ITEM 1. Changes in Control of Registrant.

         On June 9, 2000, Centigram Communications Corporation ("Centigram") and
ADC Telecommunications, Inc. ("ADC") announced they have entered into an
Agreement and Plan of Merger, dated June 9, 2000 (the "Agreement"). The
Agreement sets forth the terms and conditions of the proposed merger of a
wholly-owned subsidiary of ADC with and into Centigram (the "Merger"). Upon
consummation of the proposed Merger, Centigram will become a wholly-owned
subsidiary of ADC. ADC will pay cash for all Centigram shares outstanding as of
the closing, and will assume Centigram stock options that are outstanding as of
the closing for a total purchase price of approximately $200,000,000. The per
share price consideration to be received by the Centigram stockholders will be
determined as of the closing based on the number of outstanding Centigram shares
and options on that date. A portion of the cash consideration will be placed in
escrow if at the closing Centigram has not recovered certain of its treasury
shares from the receiver for Credit Bancorp, Ltd. or if the court's order
approving Centigram's agreement with the receiver for the return of its treasury
shares has been appealed or the period in which an appeal of such order may be
taken has not expired.

         Consummation of the Merger is subject to a number of conditions,
including the approval of the Agreement and the Merger by the stockholders of
Centigram, compliance with all applicable provisions of the Hart-Scott-Rodino
Antitrust Improvements Act of 1976 and the expiration or termination of all
applicable waiting periods thereunder, and certain other customary conditions.

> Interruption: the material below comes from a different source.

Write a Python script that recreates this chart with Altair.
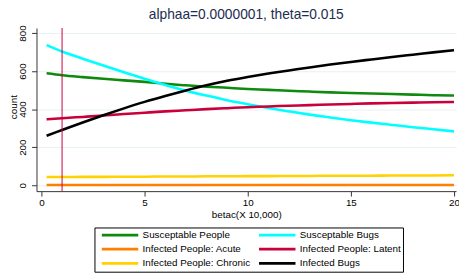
import altair as alt
import pandas as pd

# betac (X 10,000)
betac = [0.25, 1, 2, 3, 4, 5, 6, 7, 8, 9, 10, 11, 12, 13, 14, 15, 16, 17, 18, 19, 20]

susceptable_people = [588, 578, 568, 559, 551, 543, 533, 525, 518, 512, 506, 501, 496, 492, 488, 485, 482, 479, 476, 473, 471]
susceptable_bugs = [736, 703, 665, 629, 594, 560, 527, 497, 471, 447, 426, 406, 388, 371, 356, 342, 329, 317, 305, 294, 283]
infected_acute = [1, 1, 1, 1, 1, 1, 1, 1, 1, 1, 1, 1, 1, 1, 1, 1, 1, 1, 1, 1, 1]
infected_latent = [346, 352, 359, 366, 374, 381, 388, 394, 400, 405, 410, 414, 418, 421, 424, 427, 430, 432, 434, 436, 437]
infected_chronic = [43, 43, 44, 44, 45, 45, 46, 46, 47, 47, 48, 48, 49, 49, 50, 50, 50, 51, 51, 51, 52]
infected_bugs = [260, 290, 330, 368, 404, 438, 469, 498, 525, 549, 569, 587, 603, 619, 634, 648, 661, 674, 686, 698, 710]

# legend order (column-major: left column first, then right column)
series_names = [
    "Susceptable People",
    "Infected People: Acute",
    "Infected People: Chronic",
    "Susceptable Bugs",
    "Infected People: Latent",
    "Infected Bugs",
]
series_values = [
    susceptable_people,
    infected_acute,
    infected_chronic,
    susceptable_bugs,
    infected_latent,
    infected_bugs,
]
series_colors = ["#0f8a0f", "#ff8000", "#ffd200", "#00ffff", "#c8003c", "#000000"]

marker_x = [1]

y_ticks = [0, 200, 400, 600, 800]
x_ticks = [0, 5, 10, 15, 20]

rows = []
for name, vals in zip(series_names, series_values):
    for xv, yv in zip(betac, vals):
        rows.append({"betac": xv, "count": yv, "series": name})
df = pd.DataFrame(rows)

FONT = "Liberation Sans"

x_scale = alt.Scale(domain=[-0.24, 20.1], nice=False, zero=False)
y_scale = alt.Scale(domain=[-31, 826], nice=False, zero=False)

lines = alt.Chart(df).mark_line(strokeWidth=2.6, interpolate="monotone").encode(
    x=alt.X("betac:Q", scale=x_scale,
            axis=alt.Axis(values=x_ticks, title="betac(X 10,000)", grid=False,
                          tickSize=5, labelPadding=2, titlePadding=2,
                          domainColor="#333333", tickColor="#333333")),
    y=alt.Y("count:Q", scale=y_scale,
            axis=alt.Axis(values=y_ticks, title="count", grid=True, gridColor="#e8f0f2",
                          tickSize=5, labelAngle=270, labelAlign="center",
                          labelBaseline="bottom", labelPadding=4,
                          titleX=-20, titleY=80, titleAngle=270, titleAlign="center",
                          titleBaseline="alphabetic",
                          domainColor="#333333", tickColor="#333333")),
    color=alt.Color("series:N",
                    scale=alt.Scale(domain=series_names, range=series_colors),
                    sort=series_names,
                    legend=alt.Legend(
                        title=None, orient="none", legendX=59, legendY=203,
                        columns=2, columnPadding=2, rowPadding=1.5,
                        symbolType="M0,0H10", symbolSize=55, symbolStrokeWidth=3,
                        labelFontSize=10, labelFont=FONT, labelColor="#000000",
                        labelOffset=36, strokeColor="#000000", fillColor="#ffffff",
                        padding=2, labelLimit=200)),
    detail="series:N",
)

rule_df = pd.DataFrame({"x": marker_x})
rule = alt.Chart(rule_df).mark_rule(color="#c8003c", strokeWidth=1).encode(
    x=alt.X("x:Q", scale=x_scale)
)

chart = alt.layer(lines, rule).properties(
    width=427,
    height=166,
    title=alt.Title("alphaa=0.0000001, theta=0.015", fontSize=14, fontWeight="normal",
                    font=FONT, color="#1e2d50", offset=3),
    padding={"left": 29, "top": 18, "right": 3, "bottom": 85},
    autosize=alt.AutoSizeParams(type="none"),
).configure_axis(
    labelFont=FONT, titleFont=FONT, labelFontSize=10, titleFontSize=10,
    titleFontWeight="normal", labelColor="#000000", titleColor="#000000",
).configure_legend(
    strokeColor="#000000", strokeWidth=1,
).configure_view(stroke=None)

chart.save("out.html", embed_options={"renderer": "svg", "actions": False})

ITEM 7. FINANCIAL STATEMENTS, PRO FORMA FINANCIAL INFORMATION AND EXHIBITS.

         (a) and (b) not applicable.

         (c)      Exhibits.

                  2.1      Agreement and Plan of Merger by and among Centigram
Communications Corporation, ADC Telecommunications, Inc. and Poundstone
Acquisition Corp., dated June 9, 2000.

                  99.1     Press Release issued by ADC Telecommunications, Inc.
dated June 9, 2000.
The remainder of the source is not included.